The unsustainable war financing model

The underlying reason for all these problems is the fundamental model of Russian economic strategy, which is based on the assumption of unlimited external resources. The Kremlin finances its war through budget expenditures paid for by raw material exports and the depletion of reserves. As long as oil prices were high enough (over $90 per barrel) and reserves were still large, this model functioned according to a logic of statistical accounting, not economic sustainability.

But now it is becoming clear that reserves are finite – the National Wealth Fund will soon be depleted – and oil prices are under pressure from global overproduction and declining demand. An end to the war would exacerbate the problem, not solve it: the decline in arms orders, falling household incomes in the "soldier regions," and the downturn in industrial production would occur during a period without external wartime demand. A "soft return" to a peacetime economy is not possible; any transition would entail significant economic disruption.
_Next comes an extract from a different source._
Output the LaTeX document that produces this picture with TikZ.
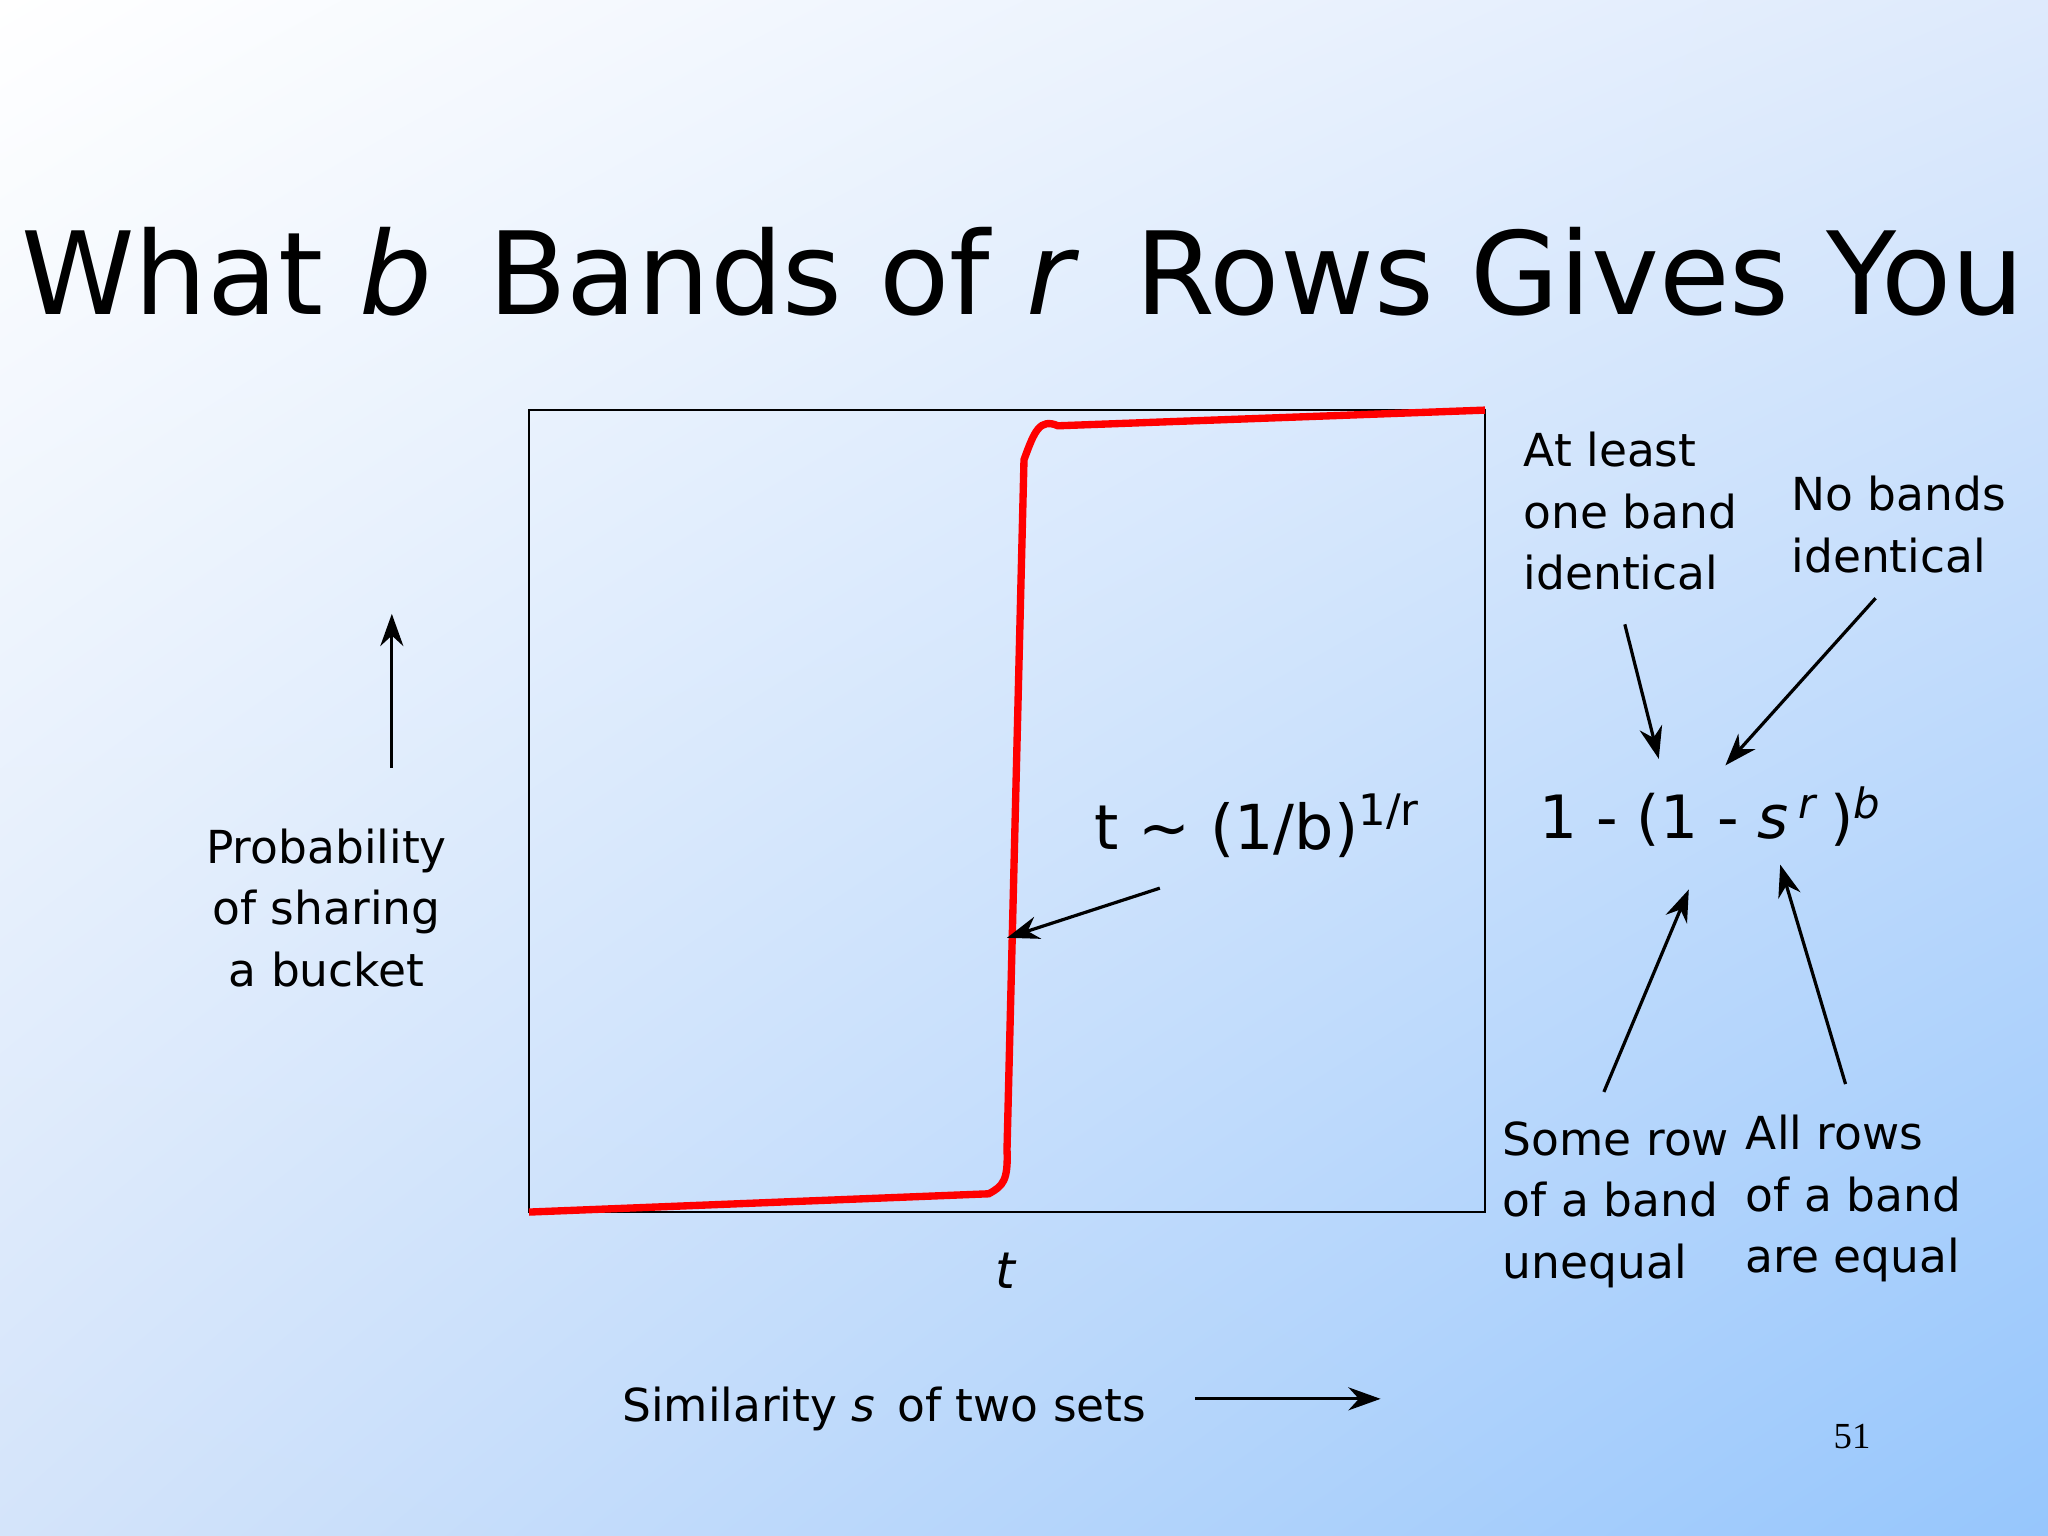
\documentclass[tikz,border=0pt]{standalone}
\usepackage{fontspec}
\usetikzlibrary{shadings,arrows.meta}
\setmainfont{DejaVu Sans}
\newfontfamily\serifnum{Liberation Serif}
\definecolor{bgA}{RGB}{222,234,252}
\definecolor{bgB}{RGB}{212,228,250}
\definecolor{bgC}{RGB}{150,198,252}
\begin{document}
\begin{tikzpicture}[x=0.01cm,y=-0.01cm,
  lbl/.style={inner sep=0pt,font=\fontsize{9.9pt}{13.4pt}\selectfont},
  arr/.style={-{Stealth[length=7pt,width=5pt]},black,line width=0.7pt}]
\useasboundingbox (0,0) rectangle (1568,1176);
\shade[upper left=white, upper right=bgA, lower left=bgB, lower right=bgC]
  (0,0) rectangle (1568,1176);
\node[inner sep=0pt,font=\fontsize{25pt}{28pt}\selectfont] (title) at (783,208) {What \textit{b}\, Bands of \textit{r}\, Rows Gives You};
\draw[line width=0.6pt] (405,314) rectangle (1137,928);
\draw[red,line width=1.6pt] (405,928) -- (757,914) .. controls (768,908) and (772,904) .. (771,880) -- (784,352) .. controls (792,330) and (796,320) .. (810,326) -- (1137,314);
\node[lbl,align=center] (prob) at (250,695) {Probability\\of sharing\\a bucket};
\coordinate (va) at (300,588); \coordinate (vb) at (300,470);
\draw[arr] (va) -- (vb);
\node[lbl,font=\fontsize{11pt}{13.4pt}\itshape] (t) at (770,973) {t};
\node[lbl] (sim) at (677,1079) {Similarity \textit{s}\, of two sets};
\coordinate (ha) at (915,1071); \coordinate (hb) at (1057,1071);
\draw[arr] (ha) -- (hb);
\node[inner sep=0pt,font=\serifnum\fontsize{8pt}{9pt}\selectfont] (pg) at (1418,1100) {51};
\node[inner sep=0pt,font=\fontsize{13.5pt}{16pt}\selectfont] (tf) at (963,632) {t \textasciitilde{} (1/b)\textsuperscript{1/r}};
\coordinate (ta) at (888,680); \coordinate (tb) at (771,718);
\draw[arr] (ta) -- (tb);
\node[inner sep=0pt,font=\fontsize{13pt}{16pt}\selectfont] (eq) at (1310,625) {1 - (1 - \textit{s}\,\textsuperscript{\textit{r}}\,)\textsuperscript{\textit{b}}};
\node[lbl,align=left,anchor=north west] (al) at (1166,330) {At least\\one band\\identical};
\node[lbl,align=left,anchor=north west] (nb) at (1371,364) {No bands\\identical};
\node[lbl,align=left,anchor=north west] (sr) at (1150,858) {Some row\\of a band\\unequal};
\node[lbl,align=left,anchor=north west] (ar) at (1336,853) {All rows\\of a band\\are equal};
\coordinate (a1) at (1244,478); \coordinate (a2) at (1270,581);
\coordinate (b1) at (1436,458); \coordinate (b2) at (1321,586);
\coordinate (c1) at (1228,836); \coordinate (c2) at (1293,681);
\coordinate (d1) at (1413,830); \coordinate (d2) at (1363,662);
\draw[arr] (a1) -- (a2);
\draw[arr] (b1) -- (b2);
\draw[arr] (c1) -- (c2);
\draw[arr] (d1) -- (d2);
\end{tikzpicture}
\end{document}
The structural nature of the decline

Russia's economy is not reeling from a cyclical crisis, but from a structural one resulting from the contradiction between the military mobilization of the economy and its limited material resources. The labor shortage, high interest rates, the budget crisis, currency appreciation, capital flight, and the collapse of confidence are not independent problems, but rather manifestations of one and the same phenomenon: a war economy that has reached its limits.

The countermeasures taken by the central bank and the finance ministry—interest rate hikes, capital controls, tax increases—are analogous to those of a system that cannot be reformed from within without abandoning the war model itself. This is likely Russia's fate for the next several years: a decline without rapid contraction, a slow bleed of resources with a continued narrowing of available options. The Center for Macroeconomic Analysis is right: a recession is now inevitable. The question is no longer whether it will happen, but how deep and how long it will last, and what its social and political consequences will be.